* Excerpted data *
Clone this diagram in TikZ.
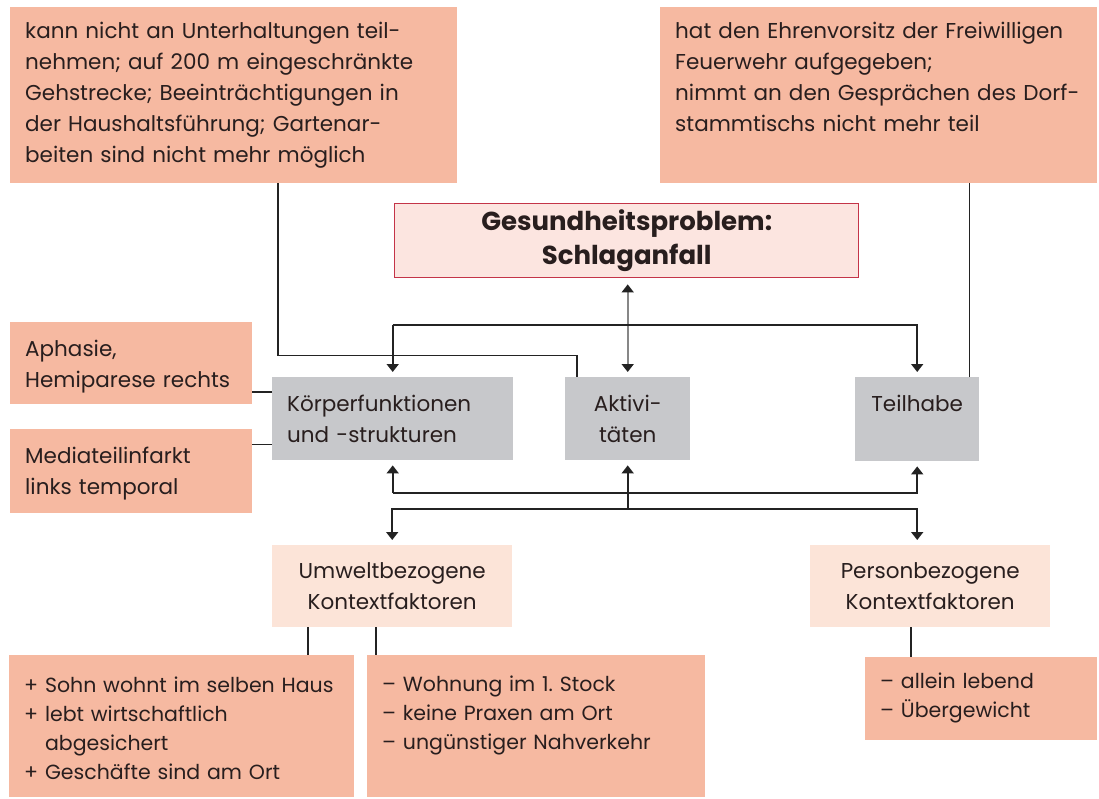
\documentclass[tikz,border=0pt]{standalone}
\usepackage{fontspec}
\setmainfont{Poppins}
\usetikzlibrary{arrows.meta}
\definecolor{notefill}{RGB}{246,185,161}
\definecolor{contextfill}{RGB}{252,228,216}
\definecolor{corefill}{RGB}{199,200,203}
\definecolor{healthfill}{RGB}{252,229,224}
\definecolor{healthline}{RGB}{196,52,72}
\definecolor{linecol}{RGB}{35,35,35}
\definecolor{midgray}{RGB}{135,135,135}
\definecolor{inkcol}{RGB}{40,30,30}
\frenchspacing
\begin{document}
\begin{tikzpicture}[x=1pt, y=-1pt,
	every node/.style={font=\fontsize{21.5}{31}\selectfont, text=inkcol, inner ysep=0pt},
	note box/.style={fill=notefill, anchor=north west, inner xsep=15pt, align=left},
	small note/.style={font=\fontsize{20.5}{29}\selectfont},
	core box/.style={fill=corefill, anchor=north west, minimum height=83pt},
	context box/.style={fill=contextfill, anchor=north west, minimum width=240pt, minimum height=82pt, align=center},
	link/.style={line width=1.7pt, draw=linecol},
	link arrow/.style={link, -{Triangle[width=12pt,length=8pt]}, shorten >=5pt}]

	\useasboundingbox (0,0) rectangle (1099,798);

	% notes above
	\node[note box, text width=417pt, text height=31pt, text depth=145pt] (Activity) at (10,7) {kann nicht an Unterhaltungen teil-\\nehmen; auf 200 m eingeschränkte\\Gehstrecke; Beeinträchtigungen in\\der Haushaltsführung; Gartenar-\\beiten sind nicht mehr möglich};
	\node[note box, text width=407pt, text height=31pt, text depth=145pt] (Participation) at (660,7) {hat den Ehrenvorsitz der Freiwilligen\\Feuerwehr aufgegeben;\\nimmt an den Gesprächen des Dorf-\\stammtischs nicht mehr teil};

	\node[draw=healthline, fill=healthfill, line width=1.4pt, anchor=north west, minimum width=464pt, minimum height=74pt, align=center, font=\fontsize{26}{34}\selectfont\bfseries] (Health) at (394,203) {Gesundheitsproblem:\\Schlaganfall};

	% notes left
	\node[note box, text width=212pt, text height=34pt, text depth=48pt] (Impairment) at (10,322) {Aphasie,\\Hemiparese rechts};
	\node[note box, text width=212pt, text height=34pt, text depth=50pt] (Structure) at (10,429) {Mediateilinfarkt\\links temporal};

	% components
	\node[core box, text width=211pt, inner xsep=15pt, align=left] (Body) at (272,377) {Körperfunktionen\\und -strukturen};
	\node[core box, minimum width=125pt, align=center] (Act) at (565,377) {Aktivi-\\täten};
	\node[core box, minimum width=124pt, minimum height=84pt, align=center] (Part) at (855,377) {Teilhabe\\\mbox{}};

	% context factors
	\node[context box] (Env) at (272,545) {Umweltbezogene\\Kontextfaktoren};
	\node[context box] (Pers) at (810,545) {Personbezogene\\Kontextfaktoren};

	\node[note box, small note, text width=315pt, text height=37pt, text depth=105pt] (EnvPlus) at (9,655) {+ Sohn wohnt im selben Haus\\+ lebt wirtschaftlich\\\phantom{+ }abgesichert\\+ Geschäfte sind am Ort};
	\node[note box, small note, text width=308pt, text height=36pt, text depth=106pt] (EnvMinus) at (367,655) {– Wohnung im 1. Stock\\– keine Praxen am Ort\\– ungünstiger Nahverkehr};
	\node[note box, small note, text width=202pt, text height=31pt, text depth=52pt] (PersNote) at (865,657) {– allein lebend\\– Übergewicht};

	% buses
	\coordinate (TopBus) at (0,325);
	\coordinate (UpBus) at (0,493);
	\coordinate (DownBus) at (0,509);

	\draw[link, draw=midgray, {Triangle[width=12pt,length=8pt,color=linecol]}-{Triangle[width=12pt,length=8pt,color=linecol]}, shorten <=6pt, shorten >=5pt] (Act.north |- Health.south) -- (Act.north);

	\draw[link arrow] (Body.north |- TopBus) -- (Body.north);
	\draw[link arrow] (Body.north |- TopBus) -| (Part.north);

	\draw[link arrow] (Body.south |- UpBus) -- (Body.south);
	\draw[link arrow] (Body.south |- UpBus) -| (Part.south);
	\draw[link arrow] (Act.south |- DownBus) -- (Act.south);
	\draw[link arrow] (Part.south |- DownBus) -| (Env.north);
	\draw[link arrow] (Env.north |- DownBus) -| (Part.south |- Pers.north);

	% notes to components
	\draw[link] ([xshift=44pt]Activity.south) -- ++(0,172) -| ([xshift=12pt]Act.north west);
	\coordinate (PartFoot) at ([xshift=-10pt]Part.north east);
	\draw[link] (PartFoot) -- (PartFoot |- Participation.south);
	\coordinate (BodyA) at ([yshift=-15pt]Body.north west);
	\draw[link] (BodyA) -- (BodyA -| Impairment.east);
	\coordinate (BodyB) at ([yshift=16pt]Body.south west);
	\draw[link] (BodyB) -- (BodyB -| Structure.east);

	% context factors to notes
	\coordinate (EnvA) at ([xshift=-84pt]Env.south);
	\draw[link] (EnvA) -- (EnvA |- EnvPlus.north);
	\coordinate (EnvB) at ([xshift=-16pt]Env.south);
	\draw[link] (EnvB) -- (EnvB |- EnvMinus.north);
	\coordinate (PersA) at ([xshift=-19pt]Pers.south);
	\draw[link] (PersA) -- (PersA |- PersNote.north);
\end{tikzpicture}
\end{document}
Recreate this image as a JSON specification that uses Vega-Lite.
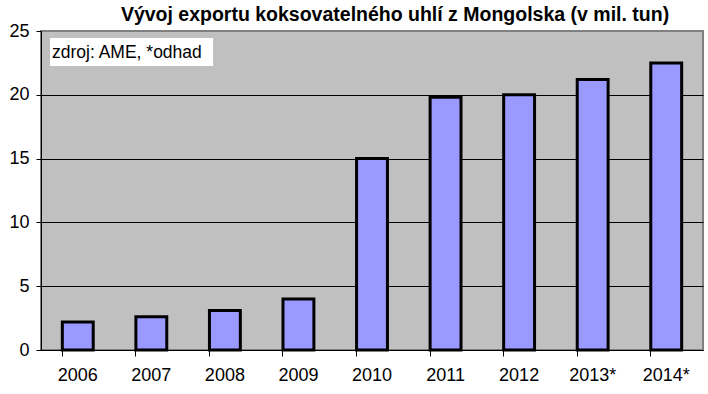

* Exercise brief *
From the listing above, collect each line in which the string "this" appears.

* Exercise solution *
Clone this diagram in TikZ.
Recreate this image as a JSON specification that uses Vega-Lite.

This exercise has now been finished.